Joel Hurd ‘20 has a strong appreciation for thinking outside the box in his engineering education and in his career. He’s finding ways to surround himself with entrepreneurs, world-changers, innovators, and business-minded individuals.
Hurd, a Mechanical Engineering major at Kettering University, was recently accepted into Forbes Under 30 Scholars Program allowing him to attend the Forbes Under 30 Summit from Sept. 30 to Oct. 3 in Boston.
“Forbes Under 30 Summit offers a lot of networking opportunities. It’s a gathering of entrepreneurs and young professionals from all over the country who fundamentally want to change their industry and change the world. Just being in the atmosphere will be a really valuable experience. It’s a great environment to do work,” Hurd said. “The speakers there are really intriguing to me. They are inspiring young professionals who took their engineering skills and made something out of them to change the way we do business.”
The summit includes 24 different content tracks. Hurd will focus on the manufacturing and robotics track, which has become his passion. Hurd became interested in the manufacturing and business end of engineering when he was accepted into the 2018 Harvard Summer Venture and Management Program. The program aims to increase diversity in business by reaching out to student leaders who have life experiences that need representation in the field of business, but would not otherwise consider it. That often includes students in STEM fields and other underrepresented fields in the business program.
“I was surrounded by like-minded individuals from very diverse backgrounds at the the Harvard program.

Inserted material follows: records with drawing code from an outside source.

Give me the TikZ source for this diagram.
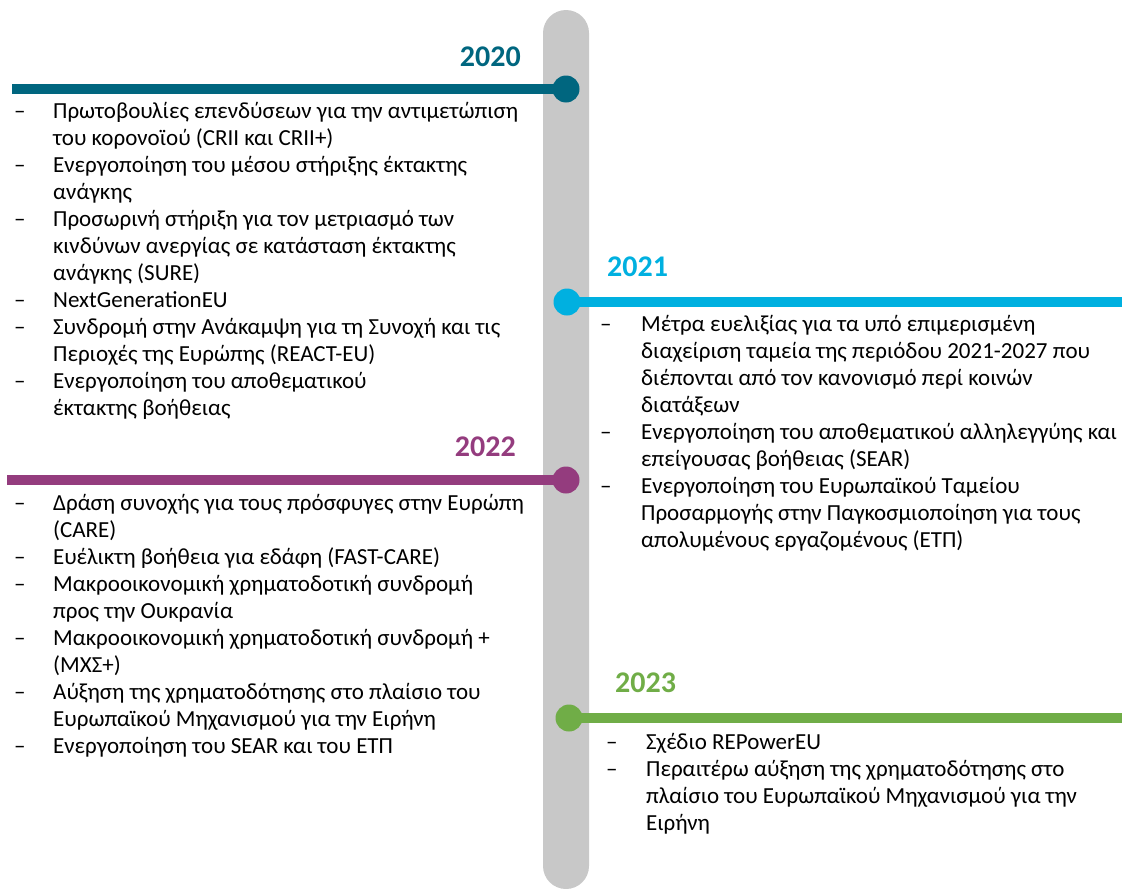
\documentclass[tikz,border=0pt]{standalone}
\usepackage{fontspec}
\setmainfont{Carlito}
\usetikzlibrary{positioning}

\definecolor{barGrey}{HTML}{C8C8C8}
\definecolor{yrTeal}{HTML}{00667F}
\definecolor{yrCyan}{HTML}{00B0E0}
\definecolor{yrPlum}{HTML}{943C7E}
\definecolor{yrGreen}{HTML}{70AD47}

\tikzset{
  bar/.style={fill=barGrey, rounded corners=23pt},
  dot/.style={circle, fill=#1, minimum size=27pt, inner sep=0pt},
  link/.style={line width=10pt, draw=#1},
  year/.style={font=\fontsize{30}{30}\selectfont\bfseries, text=#1, inner sep=0pt},
  items/.style={font=\fontsize{23}{27}\selectfont, inner sep=0pt, anchor=base west}
}

\begin{document}
\begin{tikzpicture}[x=1pt,y=-1pt]
    \useasboundingbox (0,0) rectangle (1122,889);

    % grey time axis
    \fill[bar] (543,10) rectangle (589,889);

    % year markers
    \node[dot=yrTeal]  (d2020) at (566,89)  {};
    \node[dot=yrCyan]  (d2021) at (567,302) {};
    \node[dot=yrPlum]  (d2022) at (566,480) {};
    \node[dot=yrGreen] (d2023) at (569,718) {};

    \coordinate (e2020) at (12,89);
    \coordinate (e2021) at (1122,302);
    \coordinate (e2022) at (7,480);
    \coordinate (e2023) at (1122,718);

    \draw[link=yrTeal]  (e2020) -- (d2020.center);
    \draw[link=yrCyan]  (d2021.center) -- (e2021);
    \draw[link=yrPlum]  (e2022) -- (d2022.center);
    \draw[link=yrGreen] (d2023.center) -- (e2023);

    % year labels
    \node[year=yrTeal, anchor=base east]  (y2020) at (521,66)  {2020};
    \node[year=yrCyan, anchor=base west]  (y2021) at (607,276) {2021};
    \node[year=yrPlum, anchor=base east]  (y2022) at (516,456) {2022};
    \node[year=yrGreen, anchor=base west] (y2023) at (615,692) {2023};

    % lists
    \node[items] (l2020) at (14,118) {%
      \begin{tabular}[t]{@{}p{39pt}@{}l@{}}
        \textendash & Πρωτοβουλίες επενδύσεων για την αντιμετώπιση\\
                    & του κορονοϊού (CRII και CRII+)\\
        \textendash & Ενεργοποίηση του μέσου στήριξης έκτακτης\\
                    & ανάγκης\\
        \textendash & Προσωρινή στήριξη για τον μετριασμό των\\
                    & κινδύνων ανεργίας σε κατάσταση έκτακτης\\
                    & ανάγκης (SURE)\\
        \textendash & NextGenerationEU\\
        \textendash & Συνδρομή στην Ανάκαμψη για τη Συνοχή και τις\\
                    & Περιοχές της Ευρώπης (REACT-EU)\\
        \textendash & Ενεργοποίηση του αποθεματικού\\
                    & έκτακτης βοήθειας
      \end{tabular}};

    \node[items] (l2021) at (600,331) {%
      \begin{tabular}[t]{@{}p{41pt}@{}l@{}}
        \textendash & Μέτρα ευελιξίας για τα υπό επιμερισμένη\\
                    & διαχείριση ταμεία της περιόδου 2021-2027 που\\
                    & διέπονται από τον κανονισμό περί κοινών\\
                    & διατάξεων\\
        \textendash & Ενεργοποίηση του αποθεματικού αλληλεγγύης και\\
                    & επείγουσας βοήθειας (SEAR)\\
        \textendash & Ενεργοποίηση του Ευρωπαϊκού Ταμείου\\
                    & Προσαρμογής στην Παγκοσμιοποίηση για τους\\
                    & απολυμένους εργαζομένους (ΕΤΠ)
      \end{tabular}};

    \node[items] (l2022) at (14,510) {%
      \begin{tabular}[t]{@{}p{39pt}@{}l@{}}
        \textendash & Δράση συνοχής για τους πρόσφυγες στην Ευρώπη\\
                    & (CARE)\\
        \textendash & Ευέλικτη βοήθεια για εδάφη (FAST-CARE)\\
        \textendash & Μακροοικονομική χρηματοδοτική συνδρομή\\
                    & προς την Ουκρανία\\
        \textendash & Μακροοικονομική χρηματοδοτική συνδρομή +\\
                    & (ΜΧΣ+)\\
        \textendash & Αύξηση της χρηματοδότησης στο πλαίσιο του\\
                    & Ευρωπαϊκού Μηχανισμού για την Ειρήνη\\
        \textendash & Ενεργοποίηση του SEAR και του ΕΤΠ
      \end{tabular}};

    \node[items] (l2023) at (606,749) {%
      \begin{tabular}[t]{@{}p{40pt}@{}l@{}}
        \textendash & Σχέδιο REPowerEU\\
        \textendash & Περαιτέρω αύξηση της χρηματοδότησης στο\\
                    & πλαίσιο του Ευρωπαϊκού Μηχανισμού για την\\
                    & Ειρήνη
      \end{tabular}};
\end{tikzpicture}
\end{document}
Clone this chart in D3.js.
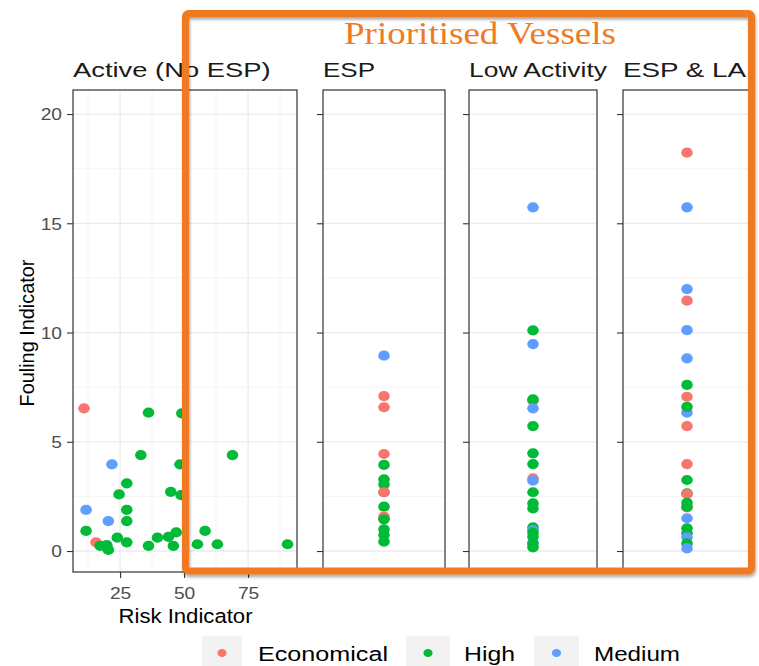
<!DOCTYPE html>
<html>
<head>
<meta charset="utf-8">
<script src="https://cdn.jsdelivr.net/npm/d3@7"></script>
<style>
  html, body { margin: 0; padding: 0; background: #fff; }
  svg { display: block; }
</style>
</head>
<body>
<div id="chart"></div>
<script>
// Risk groups and their colours
const riskGroups = ["Economical", "High", "Medium"];
const groupColors = ["#F8766D", "#00BA38", "#619CFF"];

// Facet names
const facetNames = ["Active (No ESP)", "ESP", "Low Activity", "ESP & LA"];

// Active (No ESP) vessels: risk indicator, fouling indicator, group
const activeRisk = [10.9, 36.1, 49.1, 21.8, 33.1, 68.9, 48.4, 27.6, 24.6, 44.8, 48.8,
  11.7, 27.6, 27.6, 20.4, 11.7, 15.6, 17.2, 19.8, 20.4, 23.9, 27.6, 36.1, 39.6,
  43.9, 46.9, 45.8, 55.2, 58.2, 63.0, 90.4];
const activeFouling = [6.53, 6.33, 6.30, 3.97, 4.39, 4.39, 3.97, 3.10, 2.59, 2.71, 2.56,
  1.88, 1.88, 1.37, 1.37, 0.92, 0.40, 0.24, 0.27, 0.05, 0.61, 0.40, 0.24, 0.61,
  0.65, 0.85, 0.24, 0.31, 0.92, 0.31, 0.31];
const activeGroup = ["Economical", "High", "High", "Medium", "High", "High", "High", "High", "High", "High", "High",
  "Medium", "High", "High", "Medium", "High", "Economical", "High", "High", "High", "High", "High", "High", "High",
  "High", "High", "High", "High", "High", "High", "High"];

// ESP vessels
const espFouling = [8.94, 7.09, 6.58, 4.44, 3.94, 3.28, 3.05, 2.69, 2.69, 2.03, 1.57, 1.45, 0.99, 0.73, 0.43];
const espGroup = ["Medium", "Economical", "Economical", "Economical", "High", "High", "High", "High",
  "Economical", "High", "Economical", "High", "High", "High", "High"];

// Low activity vessels
const lowFouling = [15.73, 10.10, 9.47, 6.88, 6.94, 6.53, 5.72, 4.47, 3.98, 3.33, 3.22, 2.69, 2.18,
  1.95, 1.08, 0.96, 0.84, 0.40, 0.65, 0.32, 0.17];
const lowGroup = ["Medium", "High", "Medium", "Economical", "High", "Medium", "High", "High", "High",
  "Economical", "Medium", "High", "High", "High", "High", "Medium", "High", "Medium", "High", "High", "High"];

// ESP & low activity vessels
const espLaFouling = [18.23, 15.73, 11.99, 11.46, 10.11, 8.82, 7.60, 7.06, 6.33, 6.60, 5.72, 3.98,
  3.25, 2.64, 2.60, 2.21, 2.00, 2.03, 1.50, 1.04, 0.81, 0.63, 0.35, 0.12];
const espLaGroup = ["Economical", "Medium", "Medium", "Economical", "Medium", "Medium", "High", "Economical",
  "Medium", "High", "Economical", "Economical", "High", "High", "Economical", "High", "Economical", "High",
  "Medium", "High", "High", "Medium", "High", "Medium"];

// Axis ticks
const yTicks = [0, 5, 10, 15, 20];
const yMinor = [2.5, 7.5, 12.5, 17.5];
const xTicks = [25, 50, 75];
const xMinor = [12.5, 37.5, 62.5, 87.5];

const W = 759, H = 666;
const TXT_SX = 1.2;           // horizontal stretch of the rendered type
const FONT = "'Liberation Sans', Arial, sans-serif";

const svg = d3.select("#chart").append("svg")
  .attr("width", W).attr("height", H)
  .attr("viewBox", `0 0 ${W} ${H}`);

const defs = svg.append("defs");
const shadow = defs.append("filter").attr("id", "boxShadow")
  .attr("x", "-5%").attr("y", "-5%").attr("width", "110%").attr("height", "110%");
shadow.append("feDropShadow").attr("dx", 1).attr("dy", 2.5).attr("stdDeviation", 1.5)
  .attr("flood-color", "#000").attr("flood-opacity", 0.35);

const clip = defs.append("clipPath").attr("id", "pageClip");
clip.append("rect").attr("x", 0).attr("y", 0).attr("width", 752).attr("height", H);

const color = d3.scaleOrdinal().domain(riskGroups).range(groupColors);

const plotTop = 90, plotBottom = 572;
const y = d3.scaleLinear().domain([-0.96, 21.1]).range([plotBottom, plotTop]);

const panels = [
  { name: facetNames[0], left: 73, right: 297, titleLen: 197.5 },
  { name: facetNames[1], left: 323, right: 445, titleLen: 52 },
  { name: facetNames[2], left: 469, right: 597, titleLen: 138 },
  { name: facetNames[3], left: 623, right: 751, titleLen: 123 }
];

const xActive = d3.scaleLinear().domain([6.6, 94.1]).range([panels[0].left, panels[0].right]);

const root = svg.append("g").attr("clip-path", "url(#pageClip)");

function drawPanel(p, i) {
  const g = root.append("g");
  const w = p.right - p.left;

  // background + grid
  g.append("rect").attr("x", p.left).attr("y", plotTop)
    .attr("width", w).attr("height", plotBottom - plotTop).attr("fill", "#fff");

  g.selectAll(".ymin").data(yMinor).join("line")
    .attr("x1", p.left).attr("x2", p.right)
    .attr("y1", d => y(d)).attr("y2", d => y(d))
    .attr("stroke", "#f3f3f3").attr("stroke-width", 0.9);
  if (i === 0) {
    g.selectAll(".xmin").data(xMinor).join("line")
      .attr("x1", d => xActive(d)).attr("x2", d => xActive(d))
      .attr("y1", plotTop).attr("y2", plotBottom)
      .attr("stroke", "#f3f3f3").attr("stroke-width", 0.9);
    g.selectAll(".xmaj").data(xTicks).join("line")
      .attr("x1", d => xActive(d)).attr("x2", d => xActive(d))
      .attr("y1", plotTop).attr("y2", plotBottom)
      .attr("stroke", "#ebebeb").attr("stroke-width", 1.3);
  }
  g.selectAll(".ymaj").data(yTicks).join("line")
    .attr("x1", p.left).attr("x2", p.right)
    .attr("y1", d => y(d)).attr("y2", d => y(d))
    .attr("stroke", "#ebebeb").attr("stroke-width", 1.3);

  // y axis (labels only on the first panel)
  const yAxis = d3.axisLeft(y).tickValues(yTicks).tickSize(6).tickSizeOuter(0);
  const ya = g.append("g").attr("transform", `translate(${p.left},0)`).call(yAxis);
  ya.select(".domain").remove();
  ya.selectAll(".tick line").attr("stroke", "#333").attr("stroke-width", 1.1);
  if (i === 0) {
    ya.selectAll(".tick text")
      .attr("x", 0).attr("dy", "0.36em")
      .attr("transform", `translate(-11,0) scale(${TXT_SX},1)`)
      .attr("fill", "#4d4d4d").attr("font-size", 16).attr("font-family", FONT);
  } else {
    ya.selectAll(".tick text").remove();
  }

  // x axis on the first panel
  if (i === 0) {
    const xAxis = d3.axisBottom(xActive).tickValues(xTicks).tickSize(6).tickSizeOuter(0);
    const xa = g.append("g").attr("transform", `translate(0,${plotBottom})`).call(xAxis);
    xa.select(".domain").remove();
    xa.selectAll(".tick line").attr("stroke", "#333").attr("stroke-width", 1.1);
    xa.selectAll(".tick text")
      .attr("y", 27.5).attr("dy", 0)
      .attr("transform", `scale(${TXT_SX},1)`)
      .attr("fill", "#4d4d4d").attr("font-size", 16).attr("font-family", FONT);
  }

  // strip title
  g.append("text").attr("x", p.left).attr("y", 77)
    .attr("font-family", FONT).attr("font-size", 21).attr("fill", "#1a1a1a")
    .attr("textLength", p.titleLen).attr("lengthAdjust", "spacingAndGlyphs")
    .text(p.name);

  return g;
}

const panelGroups = panels.map(drawPanel);

const PR_X = 5.8, PR_Y = 5.1;

// Active panel points
const activeData = activeRisk.map((r, k) => ({ x: r, y: activeFouling[k], group: activeGroup[k] }));
panelGroups[0].append("g").selectAll("ellipse").data(activeData).join("ellipse")
  .attr("cx", d => xActive(d.x)).attr("cy", d => y(d.y))
  .attr("rx", PR_X).attr("ry", PR_Y).attr("fill", d => color(d.group));

// Single-column panels
const columnSets = [
  { fouling: espFouling, group: espGroup },
  { fouling: lowFouling, group: lowGroup },
  { fouling: espLaFouling, group: espLaGroup }
];
columnSets.forEach((set, k) => {
  const p = panels[k + 1];
  const xc = d3.scalePoint().domain([p.name]).range([p.left, p.right]).padding(0.5);
  const data = set.fouling.map((v, j) => ({ y: v, group: set.group[j] }));
  panelGroups[k + 1].append("g").selectAll("ellipse").data(data).join("ellipse")
    .attr("cx", xc(p.name)).attr("cy", d => y(d.y))
    .attr("rx", PR_X).attr("ry", PR_Y).attr("fill", d => color(d.group));
});

// Panel borders on top
panels.forEach(p => {
  root.append("rect").attr("x", p.left).attr("y", plotTop)
    .attr("width", p.right - p.left).attr("height", plotBottom - plotTop)
    .attr("fill", "none").attr("stroke", "#333").attr("stroke-width", 1.2);
});

// Axis titles
svg.append("text")
  .attr("transform", `translate(33.5,333) rotate(-90)`)
  .attr("text-anchor", "middle")
  .attr("font-family", FONT).attr("font-size", 19.5).attr("fill", "#000")
  .attr("textLength", 147).attr("lengthAdjust", "spacingAndGlyphs")
  .text("Fouling Indicator");

svg.append("text").attr("x", 118.5).attr("y", 622.5)
  .attr("font-family", FONT).attr("font-size", 20).attr("fill", "#000")
  .attr("textLength", 134).attr("lengthAdjust", "spacingAndGlyphs")
  .text("Risk Indicator");

// Legend
const legendItems = [
  { key: riskGroups[0], boxX: 202, boxW: 40, textX: 258, textLen: 130 },
  { key: riskGroups[1], boxX: 406, boxW: 44, textX: 464, textLen: 51 },
  { key: riskGroups[2], boxX: 534, boxW: 45, textX: 594, textLen: 86 }
];
const lg = svg.append("g");
legendItems.forEach(it => {
  lg.append("rect").attr("x", it.boxX).attr("y", 636).attr("width", it.boxW).attr("height", 34)
    .attr("fill", "#f2f2f2");
  lg.append("ellipse").attr("cx", it.boxX + it.boxW / 2).attr("cy", 653)
    .attr("rx", 4.6).attr("ry", 4).attr("fill", color(it.key));
  lg.append("text").attr("x", it.textX).attr("y", 661)
    .attr("font-family", FONT).attr("font-size", 20).attr("fill", "#000")
    .attr("textLength", it.textLen).attr("lengthAdjust", "spacingAndGlyphs")
    .text(it.key);
});

// Highlight frame around the prioritised groups
const accent = "#F07A22";
svg.append("rect")
  .attr("x", 185.5).attr("y", 13.5).attr("width", 566).attr("height", 557.5)
  .attr("rx", 3).attr("ry", 3)
  .attr("fill", "none").attr("stroke", accent).attr("stroke-width", 7)
  .attr("filter", "url(#boxShadow)");

svg.append("text").attr("x", 344).attr("y", 44)
  .attr("font-family", "'Liberation Serif', 'Times New Roman', serif")
  .attr("font-size", 32).attr("fill", accent)
  .attr("textLength", 272).attr("lengthAdjust", "spacingAndGlyphs")
  .text("Prioritised Vessels");
</script>
</body>
</html>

Everyone was all about making a difference in the world,” Hurd said. “The whole program is designed to get people who think business isn’t a viable avenue for them on Harvard’s campus to see that they can be successful in that environment. I know now I can aspire to that. I can achieve that. That changes your worldview when you realize that, and the experience of collectively recognizing what we are capable of engaged us into a giant support network that has persisted long after we stepped off campus.”
It was that support system and group of like-minded individuals who told Hurd about the Forbes Under 30 Summit and encouraged him to apply. Hurd realized it would be a great way to continue learning about the operations and logistics side of engineering.
“As an engineer, I have to take the ethics, responsibility, and problem solving skills that Kettering gives me and apply them on a much bigger scale. The challenge fascinates me and motivates me to keep learning,” Hurd said.
Hurd’s journey to Kettering had some twists and turns, but he knew this is where he needed to be. High school was a tough time for him and he didn’t try as hard as he should have, so coming to Kettering directly after graduation wasn’t an option. He worked hard at a community college and then transferred into Kettering. When he graduates in 2020, Hurd will be the only person in his family to have earned a bachelor’s degree.
“It was a surprise to be accepted into the Forbes Under 30 Scholars Program. I don’t think it’s hit me yet,” Hurd said. “I’m trying to remind myself that I belong here, in opportunities like this.”
Hurd’s interest in engineering started when he was on a FIRST Robotics team in high school. It impacted him greatly, and he talked about what he’s done to give back in his application to the Forbes program.
Now that he’s in college, Hurd is a game announcer for FIRST Robotics and went to China to announce games during the International Invitational Competition in China. Hurd also works with RoboZone TV and was the founder of the FIRST Alumni Association at Kettering University.
“FIRST has had a really huge impact on me. I’m a firm believer it’s one of the reasons I’m alive and successful today. High school was not the best time for me. FIRST was a program where people still trusted me, believed in me, and gave me opportunities to rise to my potential,” Hurd said. “With the networking experience and responsibility it gave me, I knew I needed to give back and make sure those opportunities were available for others.”
Having spent his entire life living in the blue collar towns of Flint and Ypsilanti, Hurd has experienced the effects of corporate neglect first hand. It’s what motivates him to give back and help those in the same challenges he overcame.
“I definitely didn’t get this far all on my own, so I feel obligated to give back in the same way so many others did for me,” Hurd. “My work with FIRST aims to help and inspire kids to rise above their means with STEM like I did, while the goal for my career is to be an advocate for these communities when the hard decisions get made in the boardroom.
After graduation, Hurd plans to apply to Harvard Business School’s 2+2 Program, where he would gain two more years of work experience before entering the program at Harvard.
“I think the two years will be very beneficial. It’s hard to talk about leading or managing a company in the classroom when you have no experience leading or managing a company. Still, I have part designs on vehicles. My airbags are on Fiat Chrysler’s Ram 2500. Having had that experience in industry really helped me contribute at the Harvard program this summer,” he said. “I think fundamentally the extra exposure that we get at Kettering University in the co-op program is hard but it wittles us down into this person that is much better at handling those high pressure decisions that makes a real impact. We get that a lot earlier than a lot of other students. I’m much more prepared because of it.”